P2P and Content-Addressing Provide New Opportunities for Acquiring Better Signals from Users

Unlike the location-addressed web, p2p approaches give content publishers new opportunities for meaningful metrics. For example,

  • if clusters of nodes add content to their pin sets (ie. a research library adds the pin set to their cluster), they can report this back to the publishers, providing a signal that the operators of that cluster value the content enough to store a copy.
  • when people link to the content they are using hash identifiers. this opens up many possibilities for aggregatin, analyzing and reporting on the network of linked content – giving you impact factors rather than just measuring page loads and clicks
  • any metadata created by other parties, either explicitly or implicitly, if published on the p2p network, can be used to augment discovery and/or provide clearer information about who, when, where, why and how the content is being used
  • also, of course, at any given point you can query the network to see how many public nodes are providing the content and where those nodes are in the world
6 Likes

That last point was the first thing that came to mind: ipfs dht findprovs <hash>. However, to my knowledge there is no way to distinguish between nodes where the content is actually pinned, and nodes that only cached the content, because their owner only accessed it once or so.
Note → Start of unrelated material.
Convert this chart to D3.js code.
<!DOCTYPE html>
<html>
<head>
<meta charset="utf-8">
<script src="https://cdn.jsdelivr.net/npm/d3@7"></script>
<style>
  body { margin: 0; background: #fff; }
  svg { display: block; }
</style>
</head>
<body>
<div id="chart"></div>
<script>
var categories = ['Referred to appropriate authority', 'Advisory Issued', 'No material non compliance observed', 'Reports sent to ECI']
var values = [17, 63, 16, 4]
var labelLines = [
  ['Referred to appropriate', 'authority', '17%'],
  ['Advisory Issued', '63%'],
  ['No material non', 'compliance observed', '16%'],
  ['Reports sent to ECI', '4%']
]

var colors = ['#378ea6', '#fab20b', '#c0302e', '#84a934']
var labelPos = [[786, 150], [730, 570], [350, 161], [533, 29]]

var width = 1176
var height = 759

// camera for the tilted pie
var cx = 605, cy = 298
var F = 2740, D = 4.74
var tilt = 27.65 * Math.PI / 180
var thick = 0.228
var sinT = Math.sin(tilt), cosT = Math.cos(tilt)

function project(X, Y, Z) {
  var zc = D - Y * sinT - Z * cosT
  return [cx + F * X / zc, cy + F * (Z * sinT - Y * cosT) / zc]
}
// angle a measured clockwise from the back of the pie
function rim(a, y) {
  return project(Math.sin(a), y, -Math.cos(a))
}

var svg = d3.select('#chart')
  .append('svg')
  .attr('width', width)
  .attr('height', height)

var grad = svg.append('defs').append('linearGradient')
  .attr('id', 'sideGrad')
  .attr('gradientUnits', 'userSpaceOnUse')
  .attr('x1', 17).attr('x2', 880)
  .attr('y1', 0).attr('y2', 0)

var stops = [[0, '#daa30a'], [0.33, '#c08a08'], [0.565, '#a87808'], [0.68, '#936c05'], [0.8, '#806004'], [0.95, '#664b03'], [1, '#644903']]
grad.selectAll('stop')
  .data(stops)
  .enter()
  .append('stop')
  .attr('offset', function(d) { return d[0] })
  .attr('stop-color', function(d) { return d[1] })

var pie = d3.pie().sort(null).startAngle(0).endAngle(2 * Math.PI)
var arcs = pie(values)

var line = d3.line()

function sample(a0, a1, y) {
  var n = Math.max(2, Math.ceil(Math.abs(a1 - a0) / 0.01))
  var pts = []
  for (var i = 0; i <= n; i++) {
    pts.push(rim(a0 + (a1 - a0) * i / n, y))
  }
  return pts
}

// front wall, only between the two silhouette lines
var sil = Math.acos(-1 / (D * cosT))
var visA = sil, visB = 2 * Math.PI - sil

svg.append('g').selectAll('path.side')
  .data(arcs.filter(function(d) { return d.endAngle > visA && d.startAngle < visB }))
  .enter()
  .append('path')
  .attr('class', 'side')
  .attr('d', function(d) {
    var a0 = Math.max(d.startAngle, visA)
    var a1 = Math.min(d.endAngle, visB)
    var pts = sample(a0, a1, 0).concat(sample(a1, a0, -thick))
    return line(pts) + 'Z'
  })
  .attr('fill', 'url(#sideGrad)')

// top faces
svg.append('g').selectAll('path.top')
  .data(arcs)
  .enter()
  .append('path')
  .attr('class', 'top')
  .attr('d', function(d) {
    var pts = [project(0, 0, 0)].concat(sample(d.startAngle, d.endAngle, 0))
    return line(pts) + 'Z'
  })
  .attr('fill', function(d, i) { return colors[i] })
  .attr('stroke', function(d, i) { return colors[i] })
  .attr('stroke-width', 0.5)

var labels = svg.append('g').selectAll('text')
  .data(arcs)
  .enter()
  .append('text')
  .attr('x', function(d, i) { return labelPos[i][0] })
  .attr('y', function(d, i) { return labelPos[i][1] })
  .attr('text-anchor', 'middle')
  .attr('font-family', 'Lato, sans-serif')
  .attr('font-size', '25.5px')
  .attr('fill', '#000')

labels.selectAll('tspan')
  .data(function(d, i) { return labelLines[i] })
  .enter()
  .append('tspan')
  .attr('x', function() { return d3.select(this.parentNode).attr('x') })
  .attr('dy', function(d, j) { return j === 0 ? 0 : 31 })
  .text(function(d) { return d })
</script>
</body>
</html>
But I’m not sure if ipfs should provide more fine-grained information like that, or if that’s even possible.

2 Likes

You could check for how long they keep it, and if it’s a full copy. If they have 99% it’s probably cached.

I have been thinking about this topic a lot too. Seems like you have a lot of options, especially if it is browser/web friendly since you can leverage current tech as well as the node querying ability. If it is non-web however, I suppose you could always embed a beacon in the content itself (and try to make it vital to operation). Definitely variable based on the use-case.